Many of them may have received less winnings than they were entitled to, because a glitch in the software meant that more tickets were calculated than were actually bought. The problem, which existed from November 1994 to July 1998, was identified four weeks ago when an "outside source" made allegations to the independent National Lottery Commission. An investigation will now have to scrutinise billions of National Lottery transactions made over the four-year period. A Commission spokeswoman emphasised that on "very rare occasions" the computer calculated there were more winners than actually existed and divided the prize money accordingly. Dream tickets "The computer would think that a ticket existed but there was no ticket and one had not been bought," she said. "When the prizes were generated, the computer would take into account the line of Lottery numbers which didn't exist." The discovery, which was confirmed by operator Camelot and software supplier GTech, is only expected to involve small sums of money. The spokeswoman said it was already clear that prizes of £50,000 and above were all correctly paid and the problem had not affected Thunderball tickets or Instants. It appeared that no-one had missed a prize that was due to them, and the glitch had not "put at risk the flow of funds to good causes".

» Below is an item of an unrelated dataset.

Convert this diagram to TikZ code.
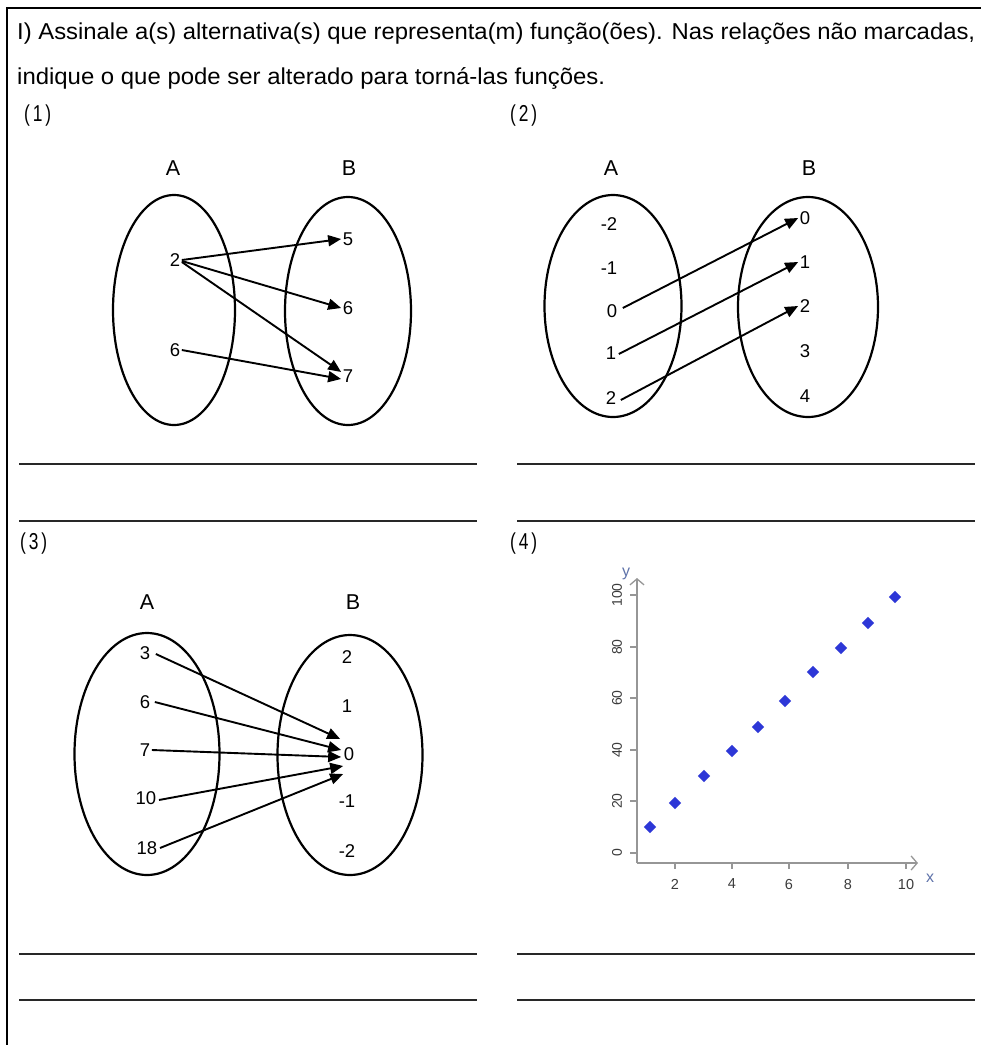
\documentclass[tikz,border=0pt]{standalone}
\usepackage{fontspec}
\usepackage{graphicx}
\setmainfont{Liberation Sans}
\usetikzlibrary{shapes.geometric,arrows.meta}
\definecolor{ptblue}{RGB}{45,55,215}
\definecolor{axgray}{RGB}{150,150,150}
\definecolor{lblgray}{RGB}{60,60,60}
\definecolor{linegray}{RGB}{40,40,40}
\definecolor{axlbl}{RGB}{95,115,170}
\begin{document}
\begin{tikzpicture}[x=1pt,y=-1pt,
  hdr/.style={anchor=base west, inner sep=0pt, font=\fontsize{23}{27}\selectfont},
  setlbl/.style={font=\fontsize{21.5}{25}\selectfont, inner sep=1pt},
  num/.style={font=\fontsize{18.5}{22}\selectfont, inner sep=1.5pt},
  setell/.style={draw, ellipse, line width=2.2pt, inner sep=0pt},
  maparrow/.style={line width=1.9pt, -{Triangle[length=13pt,width=11pt]}},
  ansline/.style={line width=2pt, draw=linegray},
  axis/.style={draw=axgray, line width=1.3pt},
  axarrow/.style={axis, -{Straight Barb[length=6pt,width=14pt]}},
  tick/.style={draw=axgray, line width=1.2pt},
  ylbl/.style={font=\fontsize{14}{16}\selectfont, text=lblgray, rotate=90, inner sep=0pt},
  xlbl/.style={font=\fontsize{14.5}{17}\selectfont, text=lblgray, inner sep=0pt},
  pt/.style={diamond, fill=ptblue, minimum size=12.5pt, inner sep=0pt}]

\useasboundingbox (0,0) rectangle (981,1045);
\fill[white] (0,0) rectangle (981,1045);

% frame
\coordinate (fbl) at (7,1045);
\coordinate (ftl) at (7,8);
\coordinate (ftr) at (981,8);
\draw[line width=2.8pt] (fbl) -- (ftl) -- (ftr);

% header
\node[hdr] (t1) at (17,39) {\resizebox{958pt}{\height}{I) Assinale a(s) alternativa(s) que representa(m) função(ões). Nas relações não marcadas,}};
\node[hdr] (t2) at (17,84) {\resizebox{588pt}{\height}{indique o que pode ser alterado para torná-las funções.}};
\node[hdr] (p1) at (24,121) {\resizebox{27pt}{\height}{(\,1\,)}};
\node[hdr] (p2) at (510,121) {\resizebox{27pt}{\height}{(\,2\,)}};
\node[hdr] (p3) at (20,549) {\resizebox{27pt}{\height}{(\,3\,)}};
\node[hdr] (p4) at (510,549) {\resizebox{27pt}{\height}{(\,4\,)}};

% ---------- panel 1
\node[setlbl] (A1) at (173,168) {A};
\node[setlbl] (B1) at (349,168) {B};
\node[setell, minimum width=122pt, minimum height=230pt] (eA1) at (174,310) {};
\node[setell, minimum width=126pt, minimum height=228pt] (eB1) at (348,311) {};
\node[num] (a12) at (175,260) {2};
\node[num] (a16) at (175,350) {6};
\node[num] (b15) at (348,239) {5};
\node[num] (b16) at (348,308) {6};
\node[num] (b17) at (348,376) {7};
\draw[maparrow] (a12.east) -- (b15.west);
\draw[maparrow] ([yshift=-1pt]a12.east) -- (b16.west);
\draw[maparrow] ([yshift=-2pt]a12.east) -- ([yshift=4pt]b17.west);
\draw[maparrow] (a16.east) -- ([yshift=-3pt]b17.west);

% ---------- panel 2
\node[setlbl] (A2) at (611,168) {A};
\node[setlbl] (B2) at (809,168) {B};
\node[setell, minimum width=137pt, minimum height=222pt] (eA2) at (613,306) {};
\node[setell, minimum width=140pt, minimum height=220pt] (eB2) at (808,307) {};
\node[num] (a2m2) at (609,224) {-2};
\node[num] (a2m1) at (609,268) {-1};
\node[num] (a20) at (612,311) {0};
\node[num] (a21) at (611,353) {1};
\node[num] (a22) at (611,398) {2};
\node[num] (b20) at (805,218) {0};
\node[num] (b21) at (805,262) {1};
\node[num] (b22) at (805,306) {2};
\node[num] (b23) at (805,351) {3};
\node[num] (b24) at (805,396) {4};
\draw[maparrow] ([xshift=4pt,yshift=3pt]a20.east) -- (b20.west);
\draw[maparrow] ([xshift=1pt,yshift=-1pt]a21.east) -- (b21.west);
\draw[maparrow] ([xshift=3pt,yshift=-2pt]a22.east) -- (b22.west);

% ---------- panel 3
\node[setlbl] (A3) at (147,602) {A};
\node[setlbl] (B3) at (353,602) {B};
\node[setell, minimum width=145pt, minimum height=242pt] (eA3) at (147,754) {};
\node[setell, minimum width=145pt, minimum height=240pt] (eB3) at (350,755) {};
\node[num] (a33) at (145,653) {3};
\node[num] (a36) at (145,702) {6};
\node[num] (a37) at (145,750) {7};
\node[num] (a310) at (146,798) {10};
\node[num] (a318) at (147,848) {18};
\node[num] (b32) at (347,657) {2};
\node[num] (b31) at (347,706) {1};
\node[num] (b30) at (349,754) {0};
\node[num] (b3m1) at (347,801) {-1};
\node[num] (b3m2) at (347,851) {-2};
\draw[maparrow] ([xshift=4pt,yshift=-1pt]a33.east) -- ([xshift=-2pt,yshift=15pt]b30.west);
\draw[maparrow] ([xshift=3pt]a36.east) -- ([xshift=-1pt,yshift=4pt]b30.west);
\draw[maparrow] (a37.east) -- ([xshift=-1pt,yshift=-3pt]b30.west);
\draw[maparrow] ([xshift=1pt,yshift=-2pt]a310.east) -- ([xshift=1pt,yshift=-12pt]b30.west);
\draw[maparrow] ([xshift=1pt]a318.east) -- ([xshift=1pt,yshift=-20pt]b30.west);

% ---------- panel 4 (plot)
\coordinate (org) at (637,863);
\coordinate (ytop) at (637,578);
\coordinate (xend) at (918,863);
\draw[axarrow] (org) -- (ytop);
\draw[axarrow] (org) -- (xend);
\foreach \v/\yy in {0/853,20/801,40/750,60/698,80/647,100/595}{
  \coordinate (yt\v) at (630,\yy);
  \coordinate (ya\v) at (637,\yy);
  \draw[tick] (yt\v) -- (ya\v);
  \node[ylbl] (yl\v) at (617,\yy) {\v};
}
\foreach \v/\xx in {2/675,4/732,6/789,8/848,10/906}{
  \coordinate (xt\v) at (\xx,863);
  \coordinate (xb\v) at (\xx,869);
  \draw[tick] (xt\v) -- (xb\v);
  \node[xlbl] (xl\v) at (\xx,884) {\v};
}
\node[font=\fontsize{16}{18}\selectfont, text=axlbl, inner sep=0pt] (ylab) at (626,574) {y};
\node[font=\fontsize{16}{18}\selectfont, text=axlbl, inner sep=0pt] (xlab) at (930,878) {x};
\foreach \i/\px/\py in {1/650/827,2/675/803,3/704/776,4/732/751,5/758/727,6/785/701,7/813/672,8/841/648,9/868/623,10/895/597}{
  \node[pt] (d\i) at (\px,\py) {};
}

% ---------- answer lines
\coordinate (l1a) at (19,464);  \coordinate (l1b) at (477,464);
\coordinate (l2a) at (19,521);  \coordinate (l2b) at (477,521);
\coordinate (r1a) at (517,464); \coordinate (r1b) at (975,464);
\coordinate (r2a) at (517,521); \coordinate (r2b) at (975,521);
\coordinate (l3a) at (19,954);  \coordinate (l3b) at (477,954);
\coordinate (l4a) at (19,1000); \coordinate (l4b) at (477,1000);
\coordinate (r3a) at (517,954); \coordinate (r3b) at (975,954);
\coordinate (r4a) at (517,1000);\coordinate (r4b) at (975,1000);
\draw[ansline] (l1a) -- (l1b);
\draw[ansline] (l2a) -- (l2b);
\draw[ansline] (r1a) -- (r1b);
\draw[ansline] (r2a) -- (r2b);
\draw[ansline] (l3a) -- (l3b);
\draw[ansline] (l4a) -- (l4b);
\draw[ansline] (r3a) -- (r3b);
\draw[ansline] (r4a) -- (r4b);
\end{tikzpicture}
\end{document}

Investigations were continuing into the causes of the defective software, which were said to have been first discovered by GTech in July 1998. In a statement, Camelot said it had not been aware of the defect until it was informed by the commission this week. It added: "We are co-operating fully with the National Lottery Commission in their investigations. "Until the National Lottery Commission has completed its investigation it would be wrong for us to comment in detail on the matter." Camelot says it believes the damage will be minimal, with an estimated 0.0007% of transactions affected. The company said it was committed to paying the money back to winners as well as retailers who might have been overcharged.
GTech spokesman Steve White was unwilling to collaborate Camelot's statement that the fault was identified by his company in June 1998. He would only refer to "an allegation [that] has been made about an alleged software fault". The firm, based in West Greenwich, Rhode Island, United States, was cooperating fully with Camelot and the National Lottery Commission in their investigations, he said, but declined to comment further.